I was just granted a book contract with NYU Press to publish “Covered Women: Challenging The Social Stigma of Ink.” The book will come out sometime in mid-2014. My first book!
Tattoos are now considered mainstream, with an estimated twenty-five to thirty percent of all adults having at least one. Reality television and the fashion industry have immersed the mainstream American living room into tattoo culture. And more people than ever are getting tattoos—especially women. According to tattooists, women now comprise over fifty percent of all clientele! While Miami Ink and LA Ink are making the tattooing experience assessable to the public, the tattoo community reminds us that it is still television, with all its misrepresentations, distortions, and exclusions. Covered Women: Navigating the Social Stigma of Ink goes beyond the superficiality of reality television and describes the experiences and social context of heavily tattooed women via empirical sociological research. Covered Women will appeal to a mainstream audience captivated by tattoo culture, students, social scientists, and the curious.

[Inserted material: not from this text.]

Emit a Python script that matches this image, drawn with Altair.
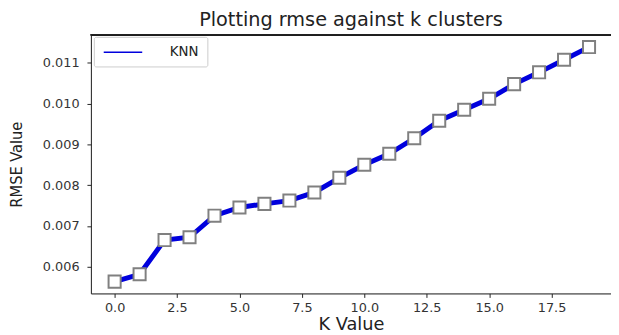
import altair as alt
import pandas as pd

k_values = list(range(20))
rmse_values = [0.00563, 0.00581, 0.00665, 0.00672, 0.00725, 0.00745, 0.00754,
               0.00762, 0.00782, 0.00818, 0.00850, 0.00877, 0.00915, 0.00958,
               0.00985, 0.01012, 0.01048, 0.01077, 0.01108, 0.01139]
series_name = ["KNN"] * 20
x_ticks = [0.0, 2.5, 5.0, 7.5, 10.0, 12.5, 15.0, 17.5]
y_ticks = [0.006, 0.007, 0.008, 0.009, 0.010, 0.011]

df = pd.DataFrame({"k": k_values, "rmse": rmse_values, "series": series_name})

W, H = 527, 262

x_enc = alt.X("k:Q", scale=alt.Scale(domain=[-0.95, 19.88], nice=False, zero=False),
              axis=alt.Axis(values=x_ticks, format=".1f", title="K Value", grid=False,
                            labelFont="DejaVu Sans", labelFontSize=13, labelColor="#333",
                            tickSize=4, labelPadding=4, domainColor="#222", tickColor="#222",
                            titleFont="DejaVu Sans", titleFontSize=18, titleFontWeight="normal",
                            titleColor="#222", titlePadding=2))
y_enc = alt.Y("rmse:Q", scale=alt.Scale(domain=[0.00534, 0.01169], nice=False, zero=False),
              axis=alt.Axis(values=y_ticks, format=".3f", title="RMSE Value", grid=False,
                            labelFont="DejaVu Sans", labelFontSize=13, labelColor="#333",
                            tickSize=4, labelPadding=8, domainColor="#222", tickColor="#222",
                            titleFont="DejaVu Sans Condensed", titleFontSize=16.5,
                            titleFontWeight="normal", titleColor="#222", titleX=-67))

line = alt.Chart(df).mark_line(strokeWidth=5, color="#0000dd").encode(
    x=x_enc, y=y_enc,
    color=alt.Color("series:N", scale=alt.Scale(range=["#0000dd"]),
                    legend=alt.Legend(title=None, orient="none", legendX=3, legendY=2,
                                      symbolType="M-3,0L3,0", symbolStrokeColor="#4a90c8",
                                      symbolStrokeWidth=1.5, symbolSize=169, symbolOffset=14,
                                      labelFont="DejaVu Sans", labelFontSize=13.5,
                                      labelColor="#222", labelOffset=40,
                                      strokeColor="#ccc", fillColor="white",
                                      padding=8, cornerRadius=2))
)
points = alt.Chart(df).mark_point(shape="square", filled=True, fill="white",
                                  stroke="#808080", strokeWidth=2, size=150, opacity=1).encode(
    x="k:Q", y="rmse:Q"
)
top_spine = alt.Chart(df).mark_rule(color="#222", strokeWidth=1).encode(
    x=alt.value(0), x2=alt.value(W), y=alt.value(0)
)

chart = alt.layer(line, points, top_spine).properties(
    width=W, height=H,
    title=alt.Title("Plotting rmse against k clusters", font="DejaVu Sans", fontSize=19.5,
                    fontWeight="normal", color="#222", anchor="middle", offset=5,
                    baseline="alphabetic", dy=16),
    autosize=alt.AutoSizeParams(type="none"),
    padding={"left": 84, "top": 25, "right": 0, "bottom": 48},
).configure_view(stroke=None).configure(background="white")

chart.save("out.html", embed_options={"renderer": "svg", "actions": False})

While there are books and academic articles on the practice of tattooing, these writings cover limited and stereotypical areas: indigenous cultures’ use of body modification, criminal and gang related tattooing, psychological disorder literature, photography books, and the history of men in tattooing. Covered Women is different. Covered Women describes the contemporary American tattooing community, women’s tattoo narratives, social reactions, provides historical balance, and includes stunning photographs.
Covered Women’s main objective is to present the experience of heavily tattooed women: their love of ink, their imagery selection, their experiences of prejudice from strangers, family, employers, and impacts of media representations. While other books and media focus exclusively on the tattoo designs, Covered Women takes a macro-sociological approach to understanding heavily tattooed women in society as they struggle with gender norms, employment discrimination, family rejection, and social stigma. Women’s experiences within the tattoo community are so very rarely mentioned within tattoo books; therefore, a book devoted to their place in this subculture is imperative. Covered Women is based upon five years of ethnographic research in the United States’ tattooing community. Utilizing participant observation, interviews, and visual sociological artifacts (photography and documentary film)—this book provides an insight into the world of women and tattooing—the only book based upon such in-depth, empirical, nationwide, and visual research.